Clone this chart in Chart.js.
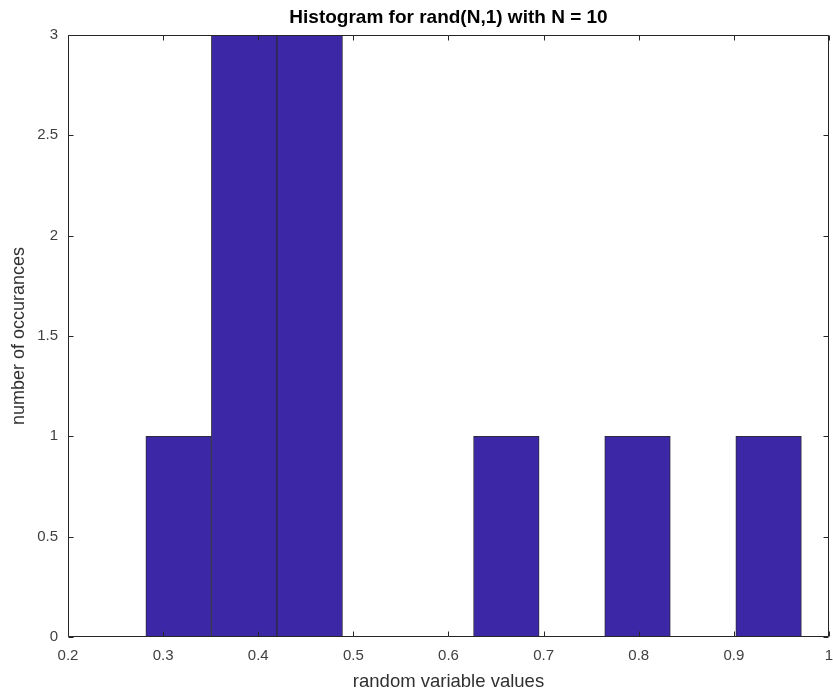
<!DOCTYPE html>
<html>
<head>
<meta charset="utf-8">
<script src="https://cdn.jsdelivr.net/npm/chart.js@4.4.1/dist/chart.umd.min.js"></script>
<style>
  html, body { margin: 0; padding: 0; background: #fff; }
  #wrap { width: 833px; height: 698px; }
</style>
</head>
<body>
<div id="wrap"><canvas id="c" width="833" height="698"></canvas></div>
<script>
// Histogram of 10 uniform samples, 10 bins
const binCenters = [0.3163, 0.3852, 0.4541, 0.5230, 0.5919, 0.6608, 0.7298, 0.7987, 0.8676, 0.9365];
const counts     = [1, 3, 3, 0, 0, 1, 0, 1, 0, 1];
const xTicks = [0.2, 0.3, 0.4, 0.5, 0.6, 0.7, 0.8, 0.9, 1];
const yTicks = [0, 0.5, 1, 1.5, 2, 2.5, 3];

const FONT = '"Liberation Sans", Arial, Helvetica, sans-serif';
const AXIS_COLOR = '#262626';

// Frame around the axes with inward ticks on all four sides
const boxAxes = {
  id: 'boxAxes',
  afterDatasetsDraw(chart) {
    const { ctx, chartArea: a, scales } = chart;
    const L = Math.round(a.left) + 0.5, R = Math.round(a.right) - 0.5;
    const T = Math.round(a.top) + 0.5, B = Math.round(a.bottom) - 0.5;
    const tl = 5;
    ctx.save();
    ctx.strokeStyle = AXIS_COLOR;
    ctx.lineWidth = 1;
    ctx.beginPath();
    ctx.rect(L, T, R - L, B - T);
    for (const v of xTicks) {
      const x = Math.round(scales.x.getPixelForValue(v)) + 0.5;
      ctx.moveTo(x, B); ctx.lineTo(x, B - tl);
      ctx.moveTo(x, T); ctx.lineTo(x, T + tl);
    }
    for (const v of yTicks) {
      const y = Math.round(scales.y.getPixelForValue(v)) + 0.5;
      ctx.moveTo(L, y); ctx.lineTo(L + tl, y);
      ctx.moveTo(R, y); ctx.lineTo(R - tl, y);
    }
    ctx.stroke();
    ctx.restore();
  }
};

// horizontal scales: no extra side padding for edge labels
function fitHorizontal(h) {
  return s => { s.height = h; s.paddingLeft = 0; s.paddingRight = 0; };
}

new Chart(document.getElementById('c'), {
  type: 'bar',
  data: {
    datasets: [{
      data: binCenters.map((x, i) => ({ x: x, y: counts[i] })),
      backgroundColor: 'rgb(60,40,166)',
      borderColor: '#2b2b3d',
      borderWidth: 1,
      borderSkipped: false,
      barPercentage: 1,
      categoryPercentage: 1
    }]
  },
  options: {
    responsive: false,
    animation: false,
    layout: { padding: { left: 0, right: 4, top: 0, bottom: 0 } },
    plugins: {
      legend: { display: false },
      tooltip: { enabled: false }
    },
    scales: {
      x: {
        type: 'linear',
        offset: false,
        min: 0.2, max: 1,
        afterBuildTicks(s) { s.ticks = xTicks.map(v => ({ value: v })); },
        afterFit: fitHorizontal(61),
        grid: { display: false, drawTicks: false },
        border: { display: false },
        ticks: {
          color: '#404040',
          padding: 10,
          maxRotation: 0,
          font: { family: FONT, size: 15 },
          callback: v => String(v)
        },
        title: {
          display: true,
          text: 'random variable values',
          color: '#303030',
          font: { family: FONT, size: 18.5 },
          padding: { top: 0, bottom: 5 }
        }
      },
      // top axis only carries the chart title, centred over the plot area
      top: {
        type: 'linear',
        position: 'top',
        offset: false,
        min: 0.2, max: 1,
        afterFit: fitHorizontal(35),
        grid: { display: false, drawTicks: false },
        border: { display: false },
        ticks: { display: false },
        title: {
          display: true,
          text: 'Histogram for rand(N,1) with N = 10',
          color: '#000',
          font: { family: FONT, size: 19, weight: 'bold' },
          padding: { top: 6, bottom: 0 }
        }
      },
      y: {
        min: 0, max: 3,
        afterBuildTicks(s) { s.ticks = yTicks.map(v => ({ value: v })); },
        afterFit(s) { s.width = 68; s.paddingTop = 0; s.paddingBottom = 0; },
        grid: { display: false, drawTicks: false },
        border: { display: false },
        ticks: {
          color: '#404040',
          padding: 10,
          font: { family: FONT, size: 15 },
          callback: v => String(v)
        },
        title: {
          display: true,
          text: 'number of occurances',
          color: '#303030',
          font: { family: FONT, size: 18 },
          padding: { top: 8, bottom: 0 }
        }
      }
    }
  },
  plugins: [boxAxes]
});
</script>
</body>
</html>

## [Instruction]
Omit any images, then output the listing exactly.

## [Task response]
Clone this chart in Chart.js.
<!DOCTYPE html>
<html>
<head>
<meta charset="utf-8">
<script src="https://cdn.jsdelivr.net/npm/chart.js@4.4.1/dist/chart.umd.min.js"></script>
<style>
  html, body { margin: 0; padding: 0; background: #fff; }
  #wrap { width: 833px; height: 698px; }
</style>
</head>
<body>
<div id="wrap"><canvas id="c" width="833" height="698"></canvas></div>
<script>
// Histogram of 10 uniform samples, 10 bins
const binCenters = [0.3163, 0.3852, 0.4541, 0.5230, 0.5919, 0.6608, 0.7298, 0.7987, 0.8676, 0.9365];
const counts     = [1, 3, 3, 0, 0, 1, 0, 1, 0, 1];
const xTicks = [0.2, 0.3, 0.4, 0.5, 0.6, 0.7, 0.8, 0.9, 1];
const yTicks = [0, 0.5, 1, 1.5, 2, 2.5, 3];

const FONT = '"Liberation Sans", Arial, Helvetica, sans-serif';
const AXIS_COLOR = '#262626';

// Frame around the axes with inward ticks on all four sides
const boxAxes = {
  id: 'boxAxes',
  afterDatasetsDraw(chart) {
    const { ctx, chartArea: a, scales } = chart;
    const L = Math.round(a.left) + 0.5, R = Math.round(a.right) - 0.5;
    const T = Math.round(a.top) + 0.5, B = Math.round(a.bottom) - 0.5;
    const tl = 5;
    ctx.save();
    ctx.strokeStyle = AXIS_COLOR;
    ctx.lineWidth = 1;
    ctx.beginPath();
    ctx.rect(L, T, R - L, B - T);
    for (const v of xTicks) {
      const x = Math.round(scales.x.getPixelForValue(v)) + 0.5;
      ctx.moveTo(x, B); ctx.lineTo(x, B - tl);
      ctx.moveTo(x, T); ctx.lineTo(x, T + tl);
    }
    for (const v of yTicks) {
      const y = Math.round(scales.y.getPixelForValue(v)) + 0.5;
      ctx.moveTo(L, y); ctx.lineTo(L + tl, y);
      ctx.moveTo(R, y); ctx.lineTo(R - tl, y);
    }
    ctx.stroke();
    ctx.restore();
  }
};

// horizontal scales: no extra side padding for edge labels
function fitHorizontal(h) {
  return s => { s.height = h; s.paddingLeft = 0; s.paddingRight = 0; };
}

new Chart(document.getElementById('c'), {
  type: 'bar',
  data: {
    datasets: [{
      data: binCenters.map((x, i) => ({ x: x, y: counts[i] })),
      backgroundColor: 'rgb(60,40,166)',
      borderColor: '#2b2b3d',
      borderWidth: 1,
      borderSkipped: false,
      barPercentage: 1,
      categoryPercentage: 1
    }]
  },
  options: {
    responsive: false,
    animation: false,
    layout: { padding: { left: 0, right: 4, top: 0, bottom: 0 } },
    plugins: {
      legend: { display: false },
      tooltip: { enabled: false }
    },
    scales: {
      x: {
        type: 'linear',
        offset: false,
        min: 0.2, max: 1,
        afterBuildTicks(s) { s.ticks = xTicks.map(v => ({ value: v })); },
        afterFit: fitHorizontal(61),
        grid: { display: false, drawTicks: false },
        border: { display: false },
        ticks: {
          color: '#404040',
          padding: 10,
          maxRotation: 0,
          font: { family: FONT, size: 15 },
          callback: v => String(v)
        },
        title: {
          display: true,
          text: 'random variable values',
          color: '#303030',
          font: { family: FONT, size: 18.5 },
          padding: { top: 0, bottom: 5 }
        }
      },
      // top axis only carries the chart title, centred over the plot area
      top: {
        type: 'linear',
        position: 'top',
        offset: false,
        min: 0.2, max: 1,
        afterFit: fitHorizontal(35),
        grid: { display: false, drawTicks: false },
        border: { display: false },
        ticks: { display: false },
        title: {
          display: true,
          text: 'Histogram for rand(N,1) with N = 10',
          color: '#000',
          font: { family: FONT, size: 19, weight: 'bold' },
          padding: { top: 6, bottom: 0 }
        }
      },
      y: {
        min: 0, max: 3,
        afterBuildTicks(s) { s.ticks = yTicks.map(v => ({ value: v })); },
        afterFit(s) { s.width = 68; s.paddingTop = 0; s.paddingBottom = 0; },
        grid: { display: false, drawTicks: false },
        border: { display: false },
        ticks: {
          color: '#404040',
          padding: 10,
          font: { family: FONT, size: 15 },
          callback: v => String(v)
        },
        title: {
          display: true,
          text: 'number of occurances',
          color: '#303030',
          font: { family: FONT, size: 18 },
          padding: { top: 8, bottom: 0 }
        }
      }
    }
  },
  plugins: [boxAxes]
});
</script>
</body>
</html>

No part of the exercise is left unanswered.